Osha would require that you recognize the hazard. Nfpa 70E would require the panel to be shut down or a engineered solution be used to reduce the hazard unless you can prove that in doing so may cause a life safety risk / severe damage at which point you would be require to use ppe that covers all known risks.


----------



## paulengr (Oct 8, 2017)

notanexpert said:


> I have a 480V motor control panel with incident energy at 18" < 1.2 cal. It is fed from a power distribution panel that has incident energy ay 18" > 1.2 cal. After troubleshooting it is determined that a VFD inside the control panel has failed and needs to be replaced.
> The disconnect is installed in the upper right corner, finger-safe, and the line conductors are not exposed anywhere in the panel and only terminate at the disconnect.
> 
> For the purpose of replacing this failed component, can I de-energize the panel using the main disconnect or do I have to go upstream? Is there a code, standard, or OSHA case to prohibit me from using the control panel disconnect?
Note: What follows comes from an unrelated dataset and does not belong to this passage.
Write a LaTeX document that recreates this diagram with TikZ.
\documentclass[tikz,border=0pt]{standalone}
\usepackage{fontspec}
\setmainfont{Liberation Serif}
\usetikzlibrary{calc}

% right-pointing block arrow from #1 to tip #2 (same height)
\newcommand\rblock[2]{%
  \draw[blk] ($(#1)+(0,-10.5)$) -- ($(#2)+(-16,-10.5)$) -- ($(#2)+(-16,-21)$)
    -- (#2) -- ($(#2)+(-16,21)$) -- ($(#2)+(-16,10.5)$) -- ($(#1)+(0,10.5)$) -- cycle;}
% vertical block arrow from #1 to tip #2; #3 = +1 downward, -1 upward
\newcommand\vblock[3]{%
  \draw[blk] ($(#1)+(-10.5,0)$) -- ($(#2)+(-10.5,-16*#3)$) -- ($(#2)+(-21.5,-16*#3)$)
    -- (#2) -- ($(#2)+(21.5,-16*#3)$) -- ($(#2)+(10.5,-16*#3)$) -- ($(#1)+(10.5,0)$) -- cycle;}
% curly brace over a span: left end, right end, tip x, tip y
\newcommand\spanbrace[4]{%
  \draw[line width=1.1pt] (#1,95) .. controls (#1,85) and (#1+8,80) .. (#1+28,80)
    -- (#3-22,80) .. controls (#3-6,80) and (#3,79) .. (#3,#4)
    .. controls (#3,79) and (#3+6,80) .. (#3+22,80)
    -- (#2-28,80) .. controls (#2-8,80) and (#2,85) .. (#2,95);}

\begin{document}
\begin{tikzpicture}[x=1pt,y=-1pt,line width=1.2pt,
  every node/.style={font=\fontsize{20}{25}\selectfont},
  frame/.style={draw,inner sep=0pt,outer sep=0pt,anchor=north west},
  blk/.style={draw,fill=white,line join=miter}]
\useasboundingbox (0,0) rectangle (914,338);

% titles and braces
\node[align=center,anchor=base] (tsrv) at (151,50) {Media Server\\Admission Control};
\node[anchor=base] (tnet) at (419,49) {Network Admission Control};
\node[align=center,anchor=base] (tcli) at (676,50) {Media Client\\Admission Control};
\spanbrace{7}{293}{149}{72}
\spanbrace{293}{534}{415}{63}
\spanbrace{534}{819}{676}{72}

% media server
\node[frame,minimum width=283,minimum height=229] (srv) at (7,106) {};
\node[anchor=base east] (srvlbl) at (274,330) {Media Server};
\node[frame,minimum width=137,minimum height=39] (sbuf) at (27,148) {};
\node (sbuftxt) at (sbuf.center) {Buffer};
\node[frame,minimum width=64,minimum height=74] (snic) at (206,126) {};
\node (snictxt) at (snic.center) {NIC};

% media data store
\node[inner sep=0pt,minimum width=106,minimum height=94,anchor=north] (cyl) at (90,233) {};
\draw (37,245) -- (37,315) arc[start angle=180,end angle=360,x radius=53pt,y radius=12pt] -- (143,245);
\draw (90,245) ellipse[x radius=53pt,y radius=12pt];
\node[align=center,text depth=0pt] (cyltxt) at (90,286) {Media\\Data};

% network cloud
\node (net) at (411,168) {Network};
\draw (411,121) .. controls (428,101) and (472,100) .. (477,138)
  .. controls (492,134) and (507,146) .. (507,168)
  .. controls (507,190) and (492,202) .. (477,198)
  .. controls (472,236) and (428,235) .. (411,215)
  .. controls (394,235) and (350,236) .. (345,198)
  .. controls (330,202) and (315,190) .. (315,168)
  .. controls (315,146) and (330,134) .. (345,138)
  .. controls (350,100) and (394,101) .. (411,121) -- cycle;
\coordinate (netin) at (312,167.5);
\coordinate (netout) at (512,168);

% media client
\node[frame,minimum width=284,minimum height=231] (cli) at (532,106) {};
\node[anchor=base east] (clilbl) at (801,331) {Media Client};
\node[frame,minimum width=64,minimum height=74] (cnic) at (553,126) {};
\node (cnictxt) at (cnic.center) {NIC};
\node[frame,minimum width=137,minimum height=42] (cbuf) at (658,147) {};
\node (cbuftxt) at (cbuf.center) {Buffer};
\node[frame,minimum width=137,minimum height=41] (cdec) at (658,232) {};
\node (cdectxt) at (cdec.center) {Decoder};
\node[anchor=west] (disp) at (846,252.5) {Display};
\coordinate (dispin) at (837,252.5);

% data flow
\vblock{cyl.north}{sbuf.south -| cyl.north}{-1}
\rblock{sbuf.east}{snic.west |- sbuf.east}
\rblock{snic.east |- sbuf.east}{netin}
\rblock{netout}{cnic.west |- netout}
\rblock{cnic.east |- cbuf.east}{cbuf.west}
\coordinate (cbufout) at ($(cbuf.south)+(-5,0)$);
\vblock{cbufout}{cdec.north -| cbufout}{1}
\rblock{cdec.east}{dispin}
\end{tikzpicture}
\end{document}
OSHA makes this all fall under the general duty clause...protect employees from known hazards using industry best practices.

I’ve got news for you: EVERY panel has this issue. The key is look in the DEFINITION of an arc flash hazard in 70E. The key is are you performing a task that MIGHT cause an arcing fault because of something you are doing? This is the rule that applies as far as whether or not you wear appropriate PPE at all or not. This does not include as the 70E committee stated several times “just walking by”. Electrical equipment isn’t inherently dangerous under normal conditions or we could not even use it at all. So opening abs closing the disconnect is obviously normal use and does not require PPE unless for instance the breaker just tripped and needs a quick visual inspection before re-energizing (see NEMA AB-4).
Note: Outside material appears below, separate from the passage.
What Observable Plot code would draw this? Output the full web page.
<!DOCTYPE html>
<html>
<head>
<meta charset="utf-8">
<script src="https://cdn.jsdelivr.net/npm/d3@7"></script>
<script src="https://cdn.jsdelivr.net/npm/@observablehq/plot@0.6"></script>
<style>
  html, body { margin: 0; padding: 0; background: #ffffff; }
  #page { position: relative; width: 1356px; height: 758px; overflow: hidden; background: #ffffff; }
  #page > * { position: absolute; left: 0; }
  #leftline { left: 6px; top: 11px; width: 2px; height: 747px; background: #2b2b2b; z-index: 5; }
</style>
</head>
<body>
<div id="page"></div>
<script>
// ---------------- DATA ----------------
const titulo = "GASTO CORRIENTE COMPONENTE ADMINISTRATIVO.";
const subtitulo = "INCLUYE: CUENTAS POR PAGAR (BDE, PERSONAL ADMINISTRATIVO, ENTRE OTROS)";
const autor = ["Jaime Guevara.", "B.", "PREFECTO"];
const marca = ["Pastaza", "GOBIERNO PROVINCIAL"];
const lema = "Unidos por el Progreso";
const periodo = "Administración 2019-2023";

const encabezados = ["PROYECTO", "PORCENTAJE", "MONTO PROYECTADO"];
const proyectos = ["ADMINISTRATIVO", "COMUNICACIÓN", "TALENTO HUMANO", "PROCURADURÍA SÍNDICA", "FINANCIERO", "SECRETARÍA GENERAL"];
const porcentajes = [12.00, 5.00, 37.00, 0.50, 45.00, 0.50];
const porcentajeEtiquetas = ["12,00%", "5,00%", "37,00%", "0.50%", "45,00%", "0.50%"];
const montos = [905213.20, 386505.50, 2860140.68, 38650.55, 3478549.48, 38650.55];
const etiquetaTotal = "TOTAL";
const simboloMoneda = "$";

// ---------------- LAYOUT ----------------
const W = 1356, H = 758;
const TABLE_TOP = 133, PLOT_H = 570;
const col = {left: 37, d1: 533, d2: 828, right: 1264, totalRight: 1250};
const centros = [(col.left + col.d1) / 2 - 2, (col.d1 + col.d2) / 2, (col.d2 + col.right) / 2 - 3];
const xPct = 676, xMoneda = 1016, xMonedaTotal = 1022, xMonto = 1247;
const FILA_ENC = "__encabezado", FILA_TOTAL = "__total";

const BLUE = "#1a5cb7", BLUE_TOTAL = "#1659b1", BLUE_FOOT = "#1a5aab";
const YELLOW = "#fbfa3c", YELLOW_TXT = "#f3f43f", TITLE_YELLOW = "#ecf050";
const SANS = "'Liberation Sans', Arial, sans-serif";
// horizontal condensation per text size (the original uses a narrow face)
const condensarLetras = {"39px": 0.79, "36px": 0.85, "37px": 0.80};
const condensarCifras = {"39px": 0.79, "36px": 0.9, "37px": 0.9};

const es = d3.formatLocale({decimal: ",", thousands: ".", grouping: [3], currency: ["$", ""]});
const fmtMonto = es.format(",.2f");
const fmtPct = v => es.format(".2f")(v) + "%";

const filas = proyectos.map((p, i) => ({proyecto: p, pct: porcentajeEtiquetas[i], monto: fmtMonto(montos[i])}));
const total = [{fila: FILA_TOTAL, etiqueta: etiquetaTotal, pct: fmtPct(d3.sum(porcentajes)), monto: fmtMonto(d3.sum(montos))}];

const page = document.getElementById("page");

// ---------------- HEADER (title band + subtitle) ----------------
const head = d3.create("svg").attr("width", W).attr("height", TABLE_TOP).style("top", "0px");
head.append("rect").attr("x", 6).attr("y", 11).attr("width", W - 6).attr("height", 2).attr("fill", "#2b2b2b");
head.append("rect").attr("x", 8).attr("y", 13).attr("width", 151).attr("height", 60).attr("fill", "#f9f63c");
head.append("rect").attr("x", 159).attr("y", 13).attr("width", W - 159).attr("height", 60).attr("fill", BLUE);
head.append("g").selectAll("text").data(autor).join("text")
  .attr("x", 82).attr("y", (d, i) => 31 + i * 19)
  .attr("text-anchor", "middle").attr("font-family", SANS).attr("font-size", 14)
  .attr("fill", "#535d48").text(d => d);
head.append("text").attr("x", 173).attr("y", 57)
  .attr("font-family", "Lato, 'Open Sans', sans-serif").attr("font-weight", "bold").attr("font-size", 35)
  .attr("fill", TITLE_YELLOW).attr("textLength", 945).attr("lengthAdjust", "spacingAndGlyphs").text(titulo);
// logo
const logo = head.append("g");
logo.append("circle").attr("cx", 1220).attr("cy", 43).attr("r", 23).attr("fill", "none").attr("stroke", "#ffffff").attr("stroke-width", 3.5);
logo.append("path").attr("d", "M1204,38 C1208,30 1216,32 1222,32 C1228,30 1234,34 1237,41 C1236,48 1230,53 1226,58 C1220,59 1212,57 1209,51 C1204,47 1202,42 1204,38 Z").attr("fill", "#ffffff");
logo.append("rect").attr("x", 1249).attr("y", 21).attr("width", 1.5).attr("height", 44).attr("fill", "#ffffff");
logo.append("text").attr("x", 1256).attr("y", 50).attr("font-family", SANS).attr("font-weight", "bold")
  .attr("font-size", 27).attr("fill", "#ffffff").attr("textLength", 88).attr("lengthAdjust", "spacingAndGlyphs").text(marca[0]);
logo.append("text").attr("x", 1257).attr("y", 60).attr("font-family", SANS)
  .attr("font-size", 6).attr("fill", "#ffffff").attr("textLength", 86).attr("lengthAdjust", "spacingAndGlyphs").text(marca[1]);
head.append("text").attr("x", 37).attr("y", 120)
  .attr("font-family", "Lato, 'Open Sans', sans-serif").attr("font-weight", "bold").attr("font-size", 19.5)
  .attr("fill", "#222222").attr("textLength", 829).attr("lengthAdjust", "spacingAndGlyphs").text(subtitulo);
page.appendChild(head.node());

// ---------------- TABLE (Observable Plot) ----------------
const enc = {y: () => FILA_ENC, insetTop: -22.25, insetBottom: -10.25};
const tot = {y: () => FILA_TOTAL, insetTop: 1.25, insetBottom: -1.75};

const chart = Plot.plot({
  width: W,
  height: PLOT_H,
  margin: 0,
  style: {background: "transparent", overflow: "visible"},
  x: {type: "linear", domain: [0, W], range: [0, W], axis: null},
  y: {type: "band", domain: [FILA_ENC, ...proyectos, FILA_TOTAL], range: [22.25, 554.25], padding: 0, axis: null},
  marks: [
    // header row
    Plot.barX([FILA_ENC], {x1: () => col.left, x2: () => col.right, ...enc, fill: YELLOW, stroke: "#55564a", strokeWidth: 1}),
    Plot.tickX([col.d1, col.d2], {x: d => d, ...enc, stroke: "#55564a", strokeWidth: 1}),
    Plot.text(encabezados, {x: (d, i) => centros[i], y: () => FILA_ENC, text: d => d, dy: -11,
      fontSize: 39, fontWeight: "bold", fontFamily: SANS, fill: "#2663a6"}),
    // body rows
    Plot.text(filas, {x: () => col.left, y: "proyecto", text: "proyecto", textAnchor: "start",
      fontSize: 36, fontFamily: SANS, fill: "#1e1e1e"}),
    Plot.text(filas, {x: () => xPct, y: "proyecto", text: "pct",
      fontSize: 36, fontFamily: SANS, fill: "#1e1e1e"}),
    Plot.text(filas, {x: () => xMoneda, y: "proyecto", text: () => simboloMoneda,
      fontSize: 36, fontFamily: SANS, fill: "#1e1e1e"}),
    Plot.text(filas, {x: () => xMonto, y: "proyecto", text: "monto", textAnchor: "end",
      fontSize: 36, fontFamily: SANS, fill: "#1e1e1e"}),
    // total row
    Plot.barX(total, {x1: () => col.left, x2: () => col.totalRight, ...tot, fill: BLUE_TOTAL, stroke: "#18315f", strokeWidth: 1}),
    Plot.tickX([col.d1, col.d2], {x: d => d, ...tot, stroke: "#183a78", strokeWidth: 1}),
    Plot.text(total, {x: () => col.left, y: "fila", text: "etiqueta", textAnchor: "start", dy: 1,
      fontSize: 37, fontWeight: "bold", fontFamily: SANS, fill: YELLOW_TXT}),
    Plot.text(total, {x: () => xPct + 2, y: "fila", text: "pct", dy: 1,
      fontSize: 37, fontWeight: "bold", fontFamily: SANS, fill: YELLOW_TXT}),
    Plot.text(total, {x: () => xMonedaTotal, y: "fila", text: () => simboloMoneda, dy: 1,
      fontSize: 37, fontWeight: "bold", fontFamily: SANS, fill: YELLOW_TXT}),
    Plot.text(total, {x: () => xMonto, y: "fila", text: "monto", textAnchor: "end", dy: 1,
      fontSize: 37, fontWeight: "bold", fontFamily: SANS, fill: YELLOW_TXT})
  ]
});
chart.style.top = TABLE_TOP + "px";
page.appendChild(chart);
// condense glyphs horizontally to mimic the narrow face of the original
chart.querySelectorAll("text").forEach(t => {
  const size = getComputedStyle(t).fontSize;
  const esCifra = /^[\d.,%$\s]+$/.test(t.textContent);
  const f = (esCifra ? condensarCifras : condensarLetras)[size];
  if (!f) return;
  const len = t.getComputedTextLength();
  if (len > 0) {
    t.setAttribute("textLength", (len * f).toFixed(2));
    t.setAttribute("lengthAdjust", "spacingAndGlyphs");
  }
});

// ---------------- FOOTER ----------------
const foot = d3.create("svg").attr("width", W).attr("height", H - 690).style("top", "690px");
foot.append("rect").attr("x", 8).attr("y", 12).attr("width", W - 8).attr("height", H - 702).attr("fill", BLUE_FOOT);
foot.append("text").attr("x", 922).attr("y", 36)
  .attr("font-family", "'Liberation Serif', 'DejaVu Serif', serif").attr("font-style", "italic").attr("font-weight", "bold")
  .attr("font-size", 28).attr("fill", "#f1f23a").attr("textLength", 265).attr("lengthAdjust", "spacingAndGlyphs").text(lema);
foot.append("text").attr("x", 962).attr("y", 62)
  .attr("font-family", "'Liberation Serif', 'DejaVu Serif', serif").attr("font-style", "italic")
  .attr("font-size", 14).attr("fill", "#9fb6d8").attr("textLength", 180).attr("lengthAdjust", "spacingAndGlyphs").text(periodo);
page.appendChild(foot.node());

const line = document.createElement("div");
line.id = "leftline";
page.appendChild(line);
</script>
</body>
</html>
Even if you fell under that category by your description (
OSHA has a rule that you don’t work live unless there is no other option or working live is the safer option. The above case...test before touch, is an example of no other option.

Once proven dead is there anything that you are going to do that could cause an arc flash? Can you inadvertently get into those guarded conductors because of what you are doing? For instance spraying denatured alcohol from a pump sprayer for cleaning? If so then you need to go upstream. Otherwise if it’s LOTO with no way to inadvertently cause an arc flash or get a shock have at it.

You can’t work on most industrial panels, all switchgear, all MCCs, panel boards and switchboards, disconnects, and almost anything else if you don’t recognize that there will always be some part of an enclosure that is still energized 99.9% of the time. You have to recognize the case of inadvertent situations and it is task dependent. For instance fishing wire blindly into that same control panel can cause an inadvertent problem. Open overhead bare wiring in a substation is perfectly safe until you walk in there carrying a stick of conduit over your shoulder.

This is why 70E and NEC have rules for qualified and unqualified people. While replacing a VFD in a panel a rookie on my team decided to teach up and grab around the wiring on top of the breaker for leverage. He survived and only got bit pretty bad. But that’s what I mean by inadvertent contact and why you need to give experienced personnel that would recognize the hazard and never do that from the ones that come around the corner with a water hose washing up the concrete and spraying water in and on everything. That is why rookies need to stay 3.5 feet or more away from an open panel unless you are there and can slap their hands.

VFDs are positively one of the more tricky things to deal with. Normally as mentioned the breaker is hot on top. But more difficult is the control wiring. Often a PLC cannot be de-energized and it may be on a different ground in another remote cabinet, and may cycle voltages because of other interlocks. So testing relay contact voltages doesn’t always work and you can get a shock at 120 or even 240. Even if you avoid this it can blow a teeny hidden control fuse that takes hours to find. Drawings from different vendors is always a challenge. In other words don’t bother and it will be out of date or wrong anyway even in a nuke plant. I just lift one wire at a time on all externally sourced wiring and wire nut every one individually treating them all as energized. No other practical way to do it.


----------



## SWDweller (Dec 9, 2020)

I was taught to do LOTOTO

Lock out, tag out, try out. 
The guy that added the last step was showing how a complicated machine was properly locked out and hit the start button. Several contactors closed and they all looked like, oh crap. The machine was not going to start but some of the equipment was battery powered. We got a new procedure in about a week. 
Even with the power cord removed, the lift worked, the main computer screen worked and could be trouble shot, and both the radios worked.


----------